On Wednesday, attorneys for the young man charged in the mass shooting that killed 10 people inside Santa Fe High School learned he would not face a jury of his Galveston County peers.
The change in venue was approved by Judge John Ellisor of the 122nd District Court. A written ruling on the motion is expected to be released soon.
Dimitrios Pagourtzis is charged with capital murder of multiple persons and aggravated assault of a public servant and has been held without bond since his arrest on May 18, 2018.
He is accused of killing 10 people inside Santa Fe High School and of shooting Santa Fe Independent School District police officer John Barnes. Thirteen other people were injured in the event.
Change of venues are relatively rare, generally employed when either party feels the pool of potential candidates will not be able to make a decision without the pollution or distraction of other factors. In this case, the defense pointed to comments made on local news media and social media.
There are several points to consider in this decision to move the trial.
First, the law states the accused is to face a jury of his peers. Theoretically, this ensures both the accused and jurists share similar values, perspectives and judgments.
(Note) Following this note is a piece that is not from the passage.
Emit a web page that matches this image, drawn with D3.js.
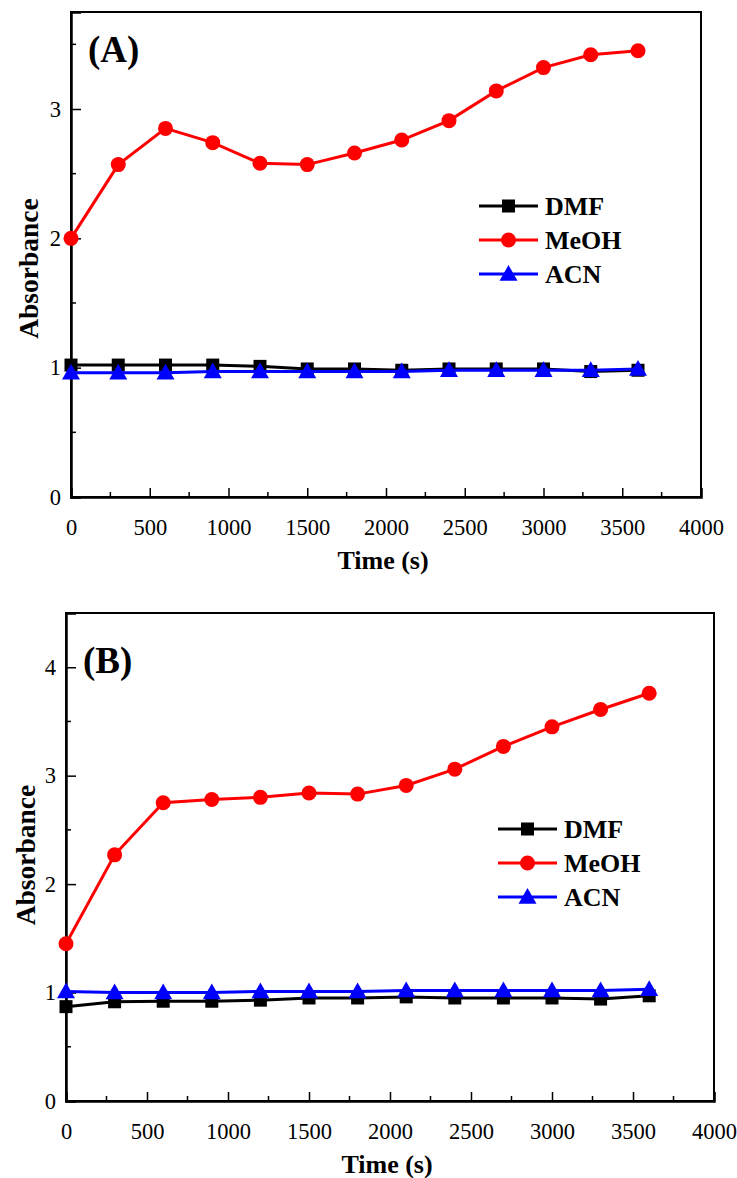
<!DOCTYPE html>
<html>
<head>
<meta charset="utf-8">
<script src="https://cdn.jsdelivr.net/npm/d3@7"></script>
<style>
  html, body { margin: 0; padding: 0; background: #fff; }
  svg { display: block; }
</style>
</head>
<body>
<svg id="chart" width="737" height="1178"></svg>
<script>
// Sampling times (s)
const times = [0, 300, 600, 900, 1200, 1500, 1800, 2100, 2400, 2700, 3000, 3300, 3600];

// Panel A absorbance
const dmfA  = [1.02, 1.02, 1.02, 1.02, 1.01, 0.99, 0.99, 0.98, 0.99, 0.99, 0.99, 0.97, 0.98];
const meohA = [2.00, 2.57, 2.85, 2.74, 2.58, 2.57, 2.66, 2.76, 2.91, 3.14, 3.32, 3.42, 3.45];
const acnA  = [0.96, 0.96, 0.96, 0.97, 0.97, 0.97, 0.97, 0.97, 0.98, 0.98, 0.98, 0.98, 0.99];

// Panel B absorbance
const dmfB  = [0.87, 0.915, 0.92, 0.92, 0.93, 0.95, 0.95, 0.96, 0.95, 0.95, 0.95, 0.94, 0.97];
const meohB = [1.45, 2.27, 2.75, 2.78, 2.80, 2.84, 2.83, 2.91, 3.06, 3.27, 3.45, 3.61, 3.76];
const acnB  = [1.01, 1.00, 1.00, 1.00, 1.01, 1.01, 1.01, 1.02, 1.02, 1.02, 1.02, 1.02, 1.03];

const seriesNames = ["DMF", "MeOH", "ACN"];
const seriesColors = ["#000000", "#ff0000", "#0000ff"];
const seriesShapes = ["square", "circle", "triangle"];

const xTicks = [0, 500, 1000, 1500, 2000, 2500, 3000, 3500, 4000];

const svg = d3.select("#chart");
const serif = "'Liberation Serif', 'Times New Roman', serif";

function marker(g, shape, color, cx, cy) {
  if (shape === "square") {
    g.append("rect").attr("x", cx - 6.5).attr("y", cy - 6.5)
      .attr("width", 13).attr("height", 13).attr("fill", color);
  } else if (shape === "circle") {
    g.append("circle").attr("cx", cx).attr("cy", cy).attr("r", 7.5).attr("fill", color);
  } else {
    const s = 9;
    g.append("path")
      .attr("d", `M${cx},${cy - s} L${cx + s},${cy + s * 0.75} L${cx - s},${cy + s * 0.75} Z`)
      .attr("fill", color);
  }
}

function panel(opts) {
  const { left, right, top, bottom, yMax, yTicks, data, tag, legend, yTitleX, yTitleShift } = opts;
  const g = svg.append("g");
  const x = d3.scaleLinear().domain([0, 4000]).range([left, right]);
  const y = d3.scaleLinear().domain([0, yMax]).range([bottom, top]);

  // frame
  g.append("rect").attr("x", left).attr("y", top)
    .attr("width", right - left).attr("height", bottom - top)
    .attr("fill", "none").attr("stroke", "#000").attr("stroke-width", 2);

  // x axis (ticks point inward)
  const xAxis = g.append("g").attr("transform", `translate(0,${bottom})`)
    .call(d3.axisBottom(x).tickValues(xTicks).tickSize(-9).tickPadding(22).tickFormat(d3.format("d")));
  xAxis.select(".domain").attr("stroke-width", 2.5);
  xAxis.selectAll(".tick line").attr("stroke-width", 1.5);
  xAxis.selectAll("text").attr("font-family", serif).attr("font-size", 22.5).attr("fill", "#000");
  // minor x ticks
  g.append("g").selectAll("line").data(d3.range(250, 4000, 500)).join("line")
    .attr("x1", d => x(d)).attr("x2", d => x(d))
    .attr("y1", bottom).attr("y2", bottom - 5)
    .attr("stroke", "#000").attr("stroke-width", 1.5);

  // y axis
  const yAxis = g.append("g").attr("transform", `translate(${left},0)`)
    .call(d3.axisLeft(y).tickValues(yTicks).tickSize(-10).tickPadding(10).tickFormat(d3.format("d")));
  yAxis.select(".domain").attr("stroke-width", 2.5);
  yAxis.selectAll(".tick line").attr("stroke-width", 1.5);
  yAxis.selectAll("text").attr("font-family", serif).attr("font-size", 22.5).attr("fill", "#000");
  const minorY = d3.range(0.5, yMax, 1);
  g.append("g").selectAll("line").data(minorY).join("line")
    .attr("x1", left).attr("x2", left + 5)
    .attr("y1", d => y(d)).attr("y2", d => y(d))
    .attr("stroke", "#000").attr("stroke-width", 1.5);

  // axis titles
  g.append("text").attr("x", (left + right) / 2 - 3).attr("y", bottom + 72)
    .attr("text-anchor", "middle").attr("font-family", serif)
    .attr("font-weight", "bold").attr("font-size", 26).text("Time (s)");
  g.append("text")
    .attr("transform", `translate(${yTitleX},${(top + bottom) / 2 + yTitleShift}) rotate(-90)`)
    .attr("text-anchor", "middle").attr("font-family", serif)
    .attr("font-weight", "bold").attr("font-size", 27.5).text("Absorbance");

  // panel tag
  g.append("text").attr("x", left + 17).attr("y", tag.y)
    .attr("font-family", serif).attr("font-weight", "bold").attr("font-size", 37).text(tag.text);

  // series: DMF, MeOH, then ACN on top
  const line = d3.line().x((d, i) => x(times[i])).y(d => y(d));
  data.forEach((vals, k) => {
    const sg = g.append("g");
    sg.append("path").datum(vals).attr("d", line)
      .attr("fill", "none").attr("stroke", seriesColors[k]).attr("stroke-width", 3);
    vals.forEach((v, i) => marker(sg, seriesShapes[k], seriesColors[k], x(times[i]), y(v)));
  });

  // legend
  seriesNames.forEach((name, k) => {
    const ly = legend.y + k * 34;
    const lg = g.append("g");
    lg.append("line").attr("x1", legend.x).attr("x2", legend.x + 59)
      .attr("y1", ly).attr("y2", ly).attr("stroke", seriesColors[k]).attr("stroke-width", 3);
    marker(lg, seriesShapes[k], seriesColors[k], legend.x + 29.5, ly);
    lg.append("text").attr("x", legend.x + 66).attr("y", ly + 9)
      .attr("font-family", serif).attr("font-weight", "bold").attr("font-size", 26).text(name);
  });
}

panel({
  left: 71, right: 701, top: 12, bottom: 497, yMax: 3.75, yTicks: [0, 1, 2, 3],
  data: [dmfA, meohA, acnA],
  tag: { text: "(A)", y: 62 },
  legend: { x: 479, y: 206 },
  yTitleX: 38, yTitleShift: 14
});

panel({
  left: 66, right: 714, top: 613, bottom: 1101, yMax: 4.5, yTicks: [0, 1, 2, 3, 4],
  data: [dmfB, meohB, acnB],
  tag: { text: "(B)", y: 673 },
  legend: { x: 498, y: 829 },
  yTitleX: 35, yTitleShift: -2
});
</script>
</body>
</html>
In this case, the accused will now face a jury of people who may never have set foot in Galveston County or share the down-to-earth values of the community.
If the law is to have the accused judged by those who share similar backgrounds and values, a change of venue does not support this objective to the best of intentions.
Secondly, a change of venue will drive up the taxpayers’ costs as attorneys and support personnel are now going to be working from a location outside the borders of Galveston County. Conducting any trial is not an inexpensive affair — and one of this nature will certainly consume countless hours and resources.
Local District Attorney Jack Roady and team will find defending the state’s case on the road a substantially more expensive proposition — and therefore more expensive for Galveston County taxpayers.
By moving the trial away from the pool of original peers, an expensive insult is being added to the injury of not allowing local citizens the opportunity to proudly perform their civic duty.
And finally, the ruling effectively removes Galveston County residents from the opportunity to locally determine the way forward in the process of issuing justice and future recovery.
The shooting was nothing short of a tragedy, but to say the people of Galveston County are unable to make a reasonable and fair judgment is insulting.
The judge might have approved the change of venue in hopes of eliminating the potential grounds for which an appeal could be filed. We get that.
But in the end, Galveston County residents are being told they are not qualified to make fair decisions about events occurring in their own community. And to many, that is only adding insult to injury.